- Data integration techniques combine data from multiple sources into a unified view.
- Effective data integration improves data quality and supports better decision-making.
In today’s data-driven environment, organisations are increasingly relying on data integration techniques to manage and leverage information from various sources. These techniques are essential for creating a comprehensive view of data, enhancing decision-making processes, and ensuring consistency across systems. Here’s a closer look at the primary data integration techniques that businesses use to unify their data effectively.
Extract, Transform, Load (ETL)
ETL is one of the most traditional and widely used data integration methods. It involves a series of steps designed to consolidate data from different sources into a single data repository, typically a data warehouse.
- Extract: The first step involves retrieving data from various source systems, such as databases, spreadsheets, or applications. This data can be structured, semi-structured, or unstructured, depending on the source.
- Transform: Once the data is extracted, it undergoes a transformation process where it is cleaned, enriched, and converted into a format suitable for analysis. This may include standardising formats, correcting errors, and aggregating information.
- Load: The final step involves loading the transformed data into the target system, usually a data warehouse or a data lake, where it can be stored and accessed for reporting, analysis, and business intelligence.

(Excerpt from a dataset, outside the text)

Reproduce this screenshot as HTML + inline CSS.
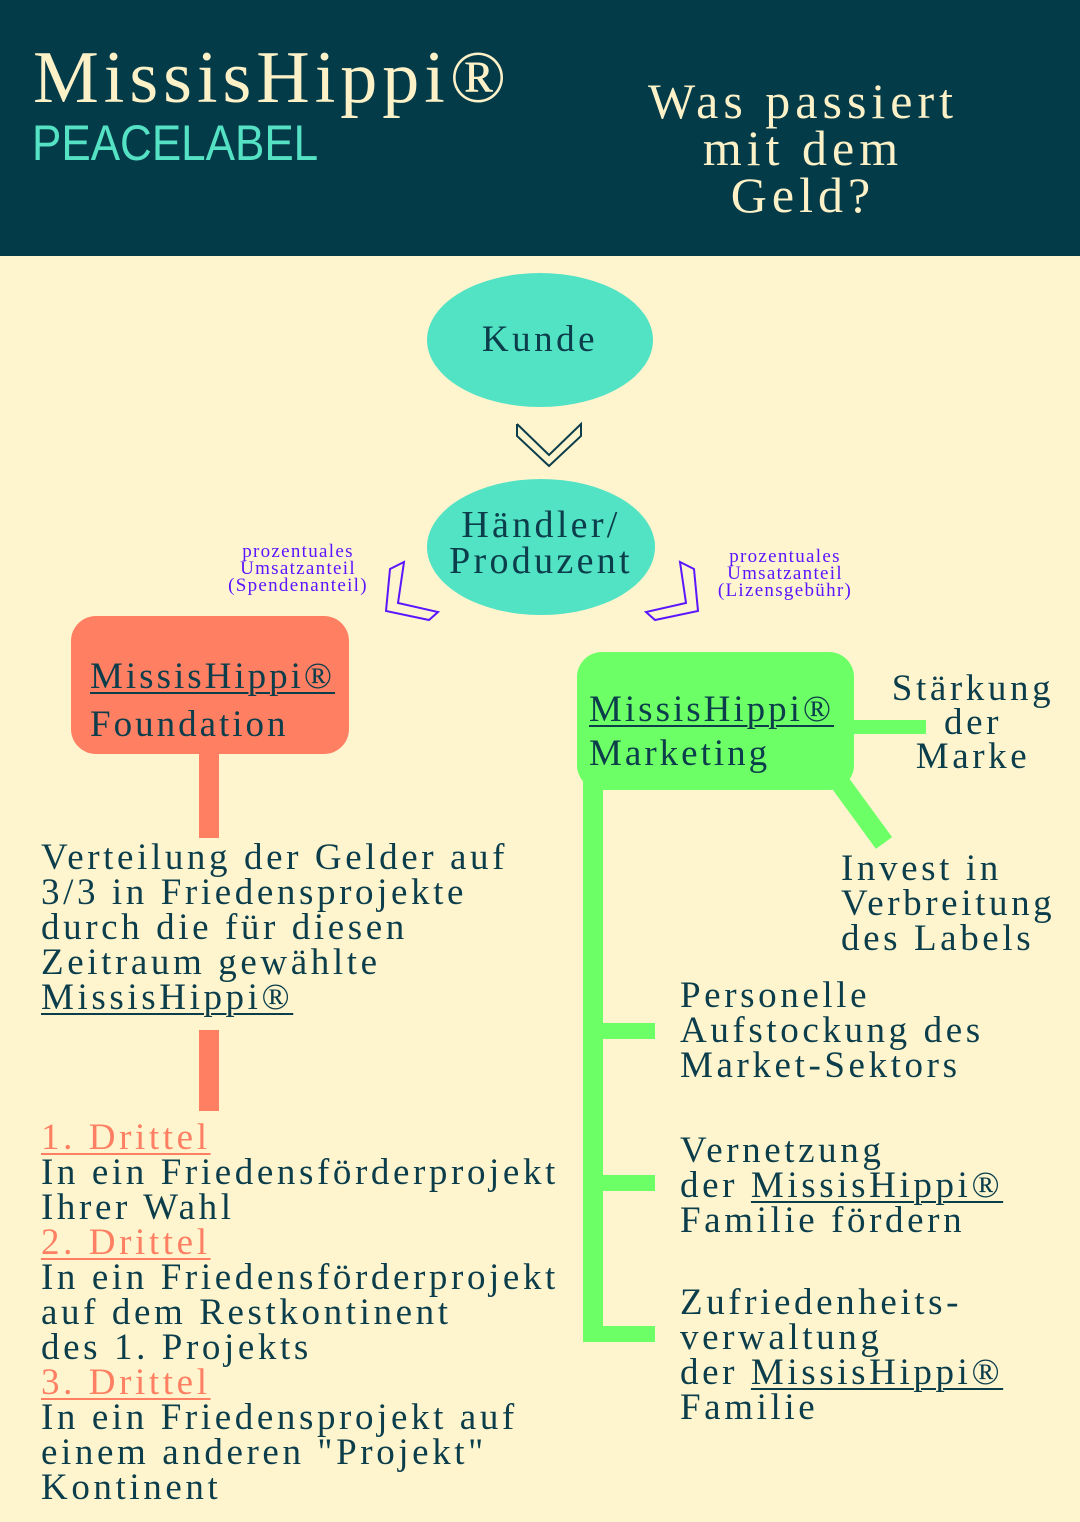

ETL is crucial for businesses that need to consolidate large volumes of data from multiple sources into a single repository, enabling more efficient querying and reporting.
Also read: IoT data integration: Unlocking insights for a smarter future
Extract, Load, Transform (ELT)
ELT is similar to ETL but differs in the sequence of operations. This technique is often used in modern cloud-based environments due to its efficiency and scalability.
- Extract: Data is extracted from source systems as in ETL.
- Load: Instead of transforming the data before loading, the raw data is directly loaded into the target system, such as a cloud-based data warehouse.
- Transform: Transformation occurs after the data is loaded into the target system, utilising the processing power of the data warehouse to handle complex data transformations.
ELT is beneficial for environments with powerful data processing capabilities, as it allows organisations to leverage the target system’s computational power for data transformation, making it suitable for handling large datasets and complex transformations.
Data virtualisation
Data virtualisation provides a different approach by creating a virtual data layer that integrates data from multiple sources without physically consolidating it. This method allows users to access and query data from various sources through a unified interface.
- Virtual Layer: A virtual data layer is created, which provides a real-time, consolidated view of data from disparate sources without moving or replicating it.
- Access and Query: Users can access and query the data as if it were coming from a single source, simplifying the process of data integration and analysis.
Data virtualisation is particularly useful for real-time data access and reduces the need for data replication, making it a flexible and agile solution for integrating data from numerous sources.
Also read: What is data interoperability and what is its advantage?
Data federation
Data federation involves creating a unified view of data by integrating it at the query level. Unlike data virtualisation, which creates a virtual data layer, data federation enables access to data from multiple sources through a single interface.
- Unified View: Data federation integrates data at the query level, providing a way to access and query distributed data sources as if they were a single source.
- Seamless Access: This technique allows organisations to combine data from different databases or systems without physically consolidating it, enabling seamless access to diverse data sources.
Data federation is useful for organisations that need to integrate and access data from multiple databases or systems without the need for data consolidation.
Each of these data integration techniques serves different purposes and is suited to various organisational needs. By choosing the right method, businesses can effectively manage and utilise their data, leading to better insights and decision-making.